Asquerosito: (ven.) Perro
caliente que se prepara en un puesto callejero.
Hace unos días fui
con mi esposo a comer perro caliente.
Teníamos muchos meses queriendo comer y en particular, yo quería un
asquerosito hecho por alguien a quien llamaré el Nene para mis propósitos
narrativos. Verás, yo no sé cómo se come el perro caliente en otros países,
pero aquí en Venezuela el perro caliente se come “con todos los juguetes”, es decir,
con un montón de cosas. Por eso mi
esposo quería el perro para llevar, pero yo precisaba acceso total e ilimitado
a todas las salsas posibles, y le insistí para comerlo allí. El resultado fue que, como siempre, terminé sufriendo para mantener todo el
relleno dentro del pan, haciendo todo el esfuerzo posible por hacer un mínimo
de ridículo.
Creo que el esfuerzo
fue en vano. Al Nene se le hace cola, así que todos estábamos en la misma. Miré
alrededor y mis compañeros de comida estaban luchando tanto o más que yo por
evitar que todo se desplomara al piso, o que la salsa terminara cayendo en la
ropa. Aquí en esto, cada quien tiene su técnica: unos se sientan, otros nos
quedamos parados, unos comen con la servilleta en la mano, otros hacemos el
desastre y dejamos la servilleta para lo último. En fin, cada uno a su forma
estaba abordando una situación “difícil”, pero el hecho es que la situación
estaba. Y aunque creas que te estoy echando otro de mis cuentos culinarios,
espera, tengo un punto.
Mi hija Ella tiene
casi 7 años de edad, y su condición especial trastornó, revolucionó mi manera
de pensar de la vida y sus cosas, siendo las relaciones humanas y la manera
como veo al prójimo una de las cosas que más cambiaron para mí. El ser humano tiene un corazón con tendencia
al mal, nos lo cuenta Jeremías, nos lo explica el Apóstol Pablo en Romanos y el
mismísimo Jesús lo dijo una y otra vez en los Evangelios. Ese estado de
humanidad nos hace susceptibles, nos expone a una posición vulnerable en la que
es común ensuciarse con la salsa y hacer un desastre, en la que podemos
terminar metiéndole un mordisco al papel, o botando el refresco. El hecho es
que todos tenemos nuestras susceptibilidades, y al respecto quiero puntualizar
dos cosas.
En primer lugar, el
otro tiene su lucha. No te enfrasques en sólo señalar al otro, y considerar sus
“defectos”. Para mí es muy fácil agarrar
una cucharilla y comer, para mi hija Ella es algo sumamente difícil.
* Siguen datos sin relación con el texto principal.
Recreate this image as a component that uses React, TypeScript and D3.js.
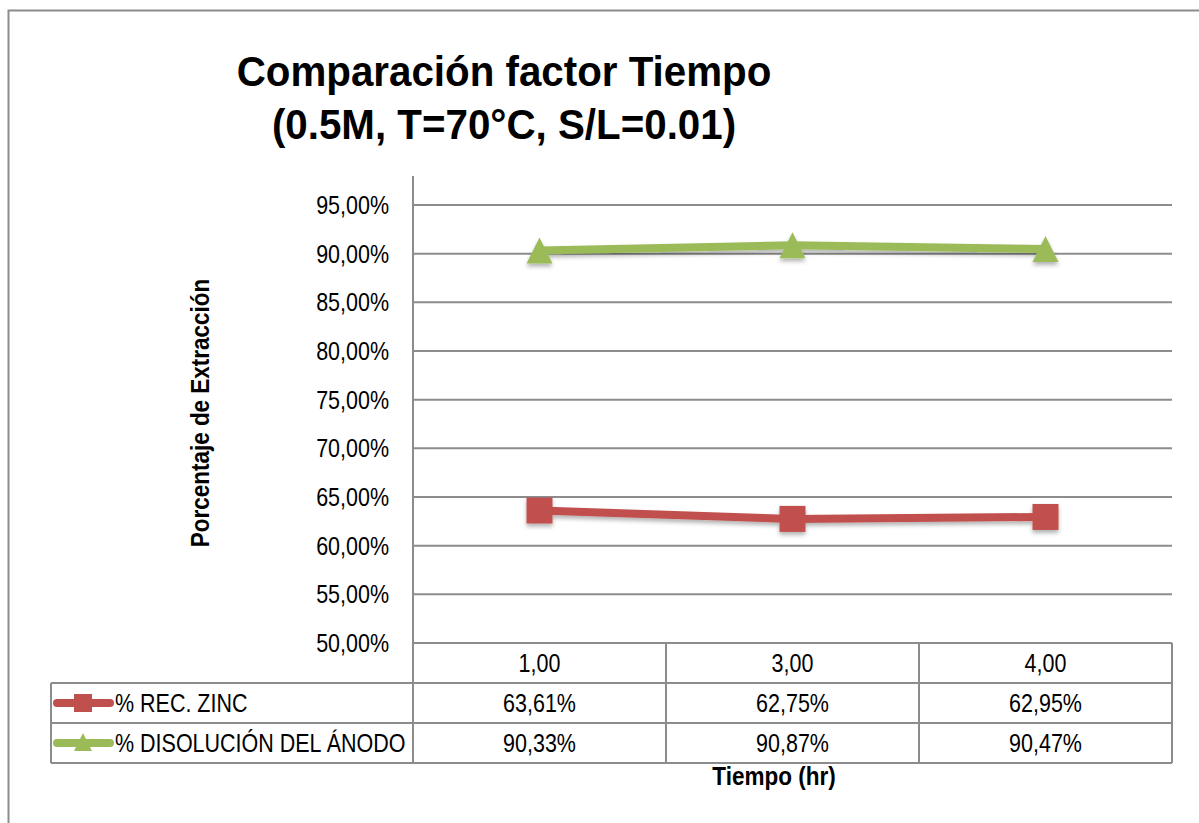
import React, { useEffect } from "react";
import * as d3 from "d3";

// values
const tiempos = ["1,00", "3,00", "4,00"];
const recZinc = [0.6361, 0.6275, 0.6295];
const disolucionAnodo = [0.9033, 0.9087, 0.9047];
const yTicks = [0.5, 0.55, 0.6, 0.65, 0.7, 0.75, 0.8, 0.85, 0.9, 0.95];
const seriesNames = ["% REC. ZINC", "% DISOLUCIÓN DEL ÁNODO"];
const seriesColors = ["#C0504D", "#9BBB59"];
const titleLines = ["Comparación factor Tiempo", "(0.5M, T=70°C, S/L=0.01)"];

const FONT = "'Liberation Sans', Arial, sans-serif";
const NARROW = 0.86; // fake Arial Narrow by squeezing Liberation Sans

const W = 1199;
const H = 823;
const plotLeft = 413;
const plotRight = 1172;
const plotTop = 176;
const plotBottom = 643;
const rowH = 40;
const tableLeft = 51;
const grid = "#8c8c8c";

const fmtPct = (v: number) => (v * 100).toFixed(2).replace(".", ",") + "%";

type TProps = {
  x: number;
  y: number;
  size?: number;
  bold?: boolean;
  anchor?: "start" | "middle" | "end";
  rotate?: number;
  sx?: number;
  children: React.ReactNode;
};

// narrow text: translate, optional rotate, then squeeze horizontally
const NText = ({ x, y, size = 25, bold, anchor = "start", rotate = 0, sx = NARROW, children }: TProps) => (
  <text
    transform={`translate(${x},${y}) rotate(${rotate}) scale(${sx},1)`}
    textAnchor={anchor}
    dy="0.36em"
    fontSize={size}
    fontWeight={bold ? "bold" : "normal"}
    fill="#000"
  >
    {children}
  </text>
);

export default function App() {
  useEffect(() => {
    document.body.style.margin = "0";
  }, []);

  const x = d3.scaleBand<string>().domain(tiempos).range([plotLeft, plotRight]);
  const y = d3.scaleLinear().domain([0.5, 0.95]).range([plotBottom, 205]);
  const cx = (t: string) => x(t)! + x.bandwidth() / 2;

  const line = d3
    .line<number>()
    .x((_, i) => cx(tiempos[i]))
    .y((d) => y(d));

  const series = [recZinc, disolucionAnodo];
  const tri = (s: number) => `M0,${-s / 2}L${s / 2},${s / 2}L${-s / 2},${s / 2}Z`;

  const marker = (k: number, mx: number, my: number, s: number, key: string) =>
    k === 0 ? (
      <rect key={key} x={mx - s / 2} y={my - s / 2} width={s} height={s} fill={seriesColors[0]} />
    ) : (
      <path key={key} d={tri(s)} transform={`translate(${mx},${my})`} fill={seriesColors[1]} />
    );

  const rows = [plotBottom, plotBottom + rowH, plotBottom + 2 * rowH, plotBottom + 3 * rowH];

  return (
    <svg width={W} height={H} style={{ display: "block", background: "#fff" }} fontFamily={FONT}>
      <defs>
        <filter id="shadow" x="-50%" y="-50%" width="200%" height="200%">
          <feDropShadow dx="0" dy="3" stdDeviation="2" floodColor="#000" floodOpacity="0.3" />
        </filter>
      </defs>
      <rect x={8.5} y={10.5} width={W} height={H} fill="#fff" stroke={grid} strokeWidth={2} />

      {/* gridlines */}
      {yTicks.map((t) => (
        <line key={t} x1={plotLeft} x2={plotRight} y1={y(t)} y2={y(t)} stroke={grid} strokeWidth={2} />
      ))}
      <line x1={plotLeft} x2={plotLeft} y1={plotTop} y2={plotBottom} stroke={grid} strokeWidth={2} />

      {/* y tick labels */}
      {yTicks.map((t) => (
        <NText key={t} x={389} y={y(t)} anchor="end">
          {fmtPct(t)}
        </NText>
      ))}

      {/* series */}
      {series.map((vals, k) => (
        <g key={k} filter="url(#shadow)">
          <path d={line(vals)!} fill="none" stroke={seriesColors[k]} strokeWidth={8} strokeLinejoin="round" />
          {vals.map((v, i) => marker(k, cx(tiempos[i]), y(v), 26, `${k}-${i}`))}
        </g>
      ))}

      {/* data table */}
      {rows.map((ry, i) => (
        <line
          key={ry}
          x1={i === 0 ? plotLeft : tableLeft}
          x2={plotRight}
          y1={ry}
          y2={ry}
          stroke={grid}
          strokeWidth={2}
        />
      ))}
      {[plotLeft, ...tiempos.map((t) => x(t)! + x.bandwidth())].map((vx) => (
        <line key={vx} x1={vx} x2={vx} y1={plotBottom} y2={rows[3]} stroke={grid} strokeWidth={2} />
      ))}
      <line x1={tableLeft} x2={tableLeft} y1={rows[1]} y2={rows[3]} stroke={grid} strokeWidth={2} />

      {tiempos.map((t) => (
        <NText key={t} x={cx(t)} y={plotBottom + rowH / 2} anchor="middle">
          {t}
        </NText>
      ))}
      {series.map((vals, k) => {
        const ry = rows[k + 1] + rowH / 2;
        return (
          <g key={k}>
            <line x1={57} x2={110} y1={ry} y2={ry} stroke={seriesColors[k]} strokeWidth={8} strokeLinecap="round" />
            {marker(k, 83, k === 0 ? ry : ry - 1, 18, `leg-${k}`)}
            <NText x={115} y={ry}>
              {seriesNames[k]}
            </NText>
            {vals.map((v, i) => (
              <NText key={i} x={cx(tiempos[i])} y={ry} anchor="middle">
                {fmtPct(v)}
              </NText>
            ))}
          </g>
        );
      })}

      {/* titles */}
      {titleLines.map((t, i) => (
        <NText key={t} x={504} y={71 + i * 53} size={42} bold anchor="middle" sx={0.96}>
          {t}
        </NText>
      ))}
      <NText x={200} y={413} anchor="middle" rotate={-90} bold sx={0.9}>
        Porcentaje  de Extracción
      </NText>
      <NText x={774} y={776} anchor="middle" bold sx={0.9}>
        Tiempo (hr)
      </NText>
    </svg>
  );
}
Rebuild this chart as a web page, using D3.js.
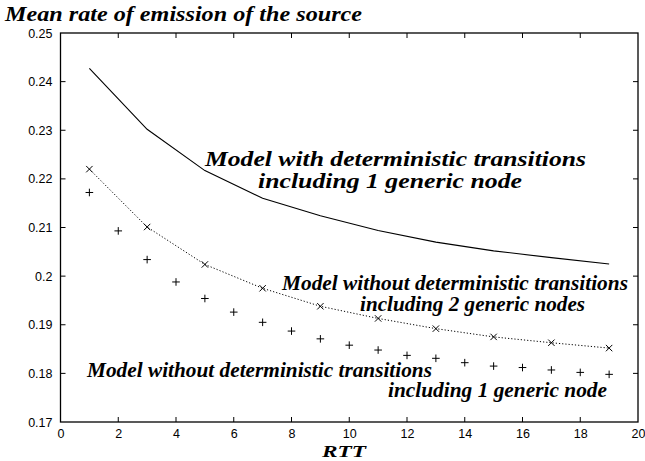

Su
limitación (sí, es una limitación, y no hay por qué disfrazarla) condiciona sus
acciones. Puedo decirle: “Hija, ya tienes casi 7 años, así que ya es hora de
que comas sola”, pero no es tan sencillo cuando tienes un cerebro lesionado por
una epilepsia agresiva. El caso de ella es neurológico, pero considera y aplica
a tu contexto. En nuestro mundo abunda la lesión emocional, y una herida en el
alma puede causar grandes discapacidades.
Si bien no podemos curarlas nosotros, sí podemos ser comprensivos.
El mayor motor de
nuestra comprensión debe ser el hecho de admitir que nosotros mismos somos
vulnerables. Tú que me lees tienes una “pata coja”, es posible que no sea la
misma que yo tengo. Es decir, en la norma de oro en la que se nos dijo que amáramos
al prójimo la referencia era el amor
propio: “Ama a tu prójimo como a TI mismo” (mayúsculas mías). Esa
condescendencia que te ofreces y te distribuyes necesitas darla también. Así
que haz el ejercicio hoy mismo: en la cola, en la parada, en el autobús (o
camión), con la cajera del supermercado, con el vecino, con el jefe (o el
empleado), con tu cónyuge, con tu hermana, con quien sea. Todos estamos en
posiciones susceptibles, tengamos algo de comprensión hacia el otro. Mañana, repite la operación. Verás que el mundo tiene menos limón y más papelón.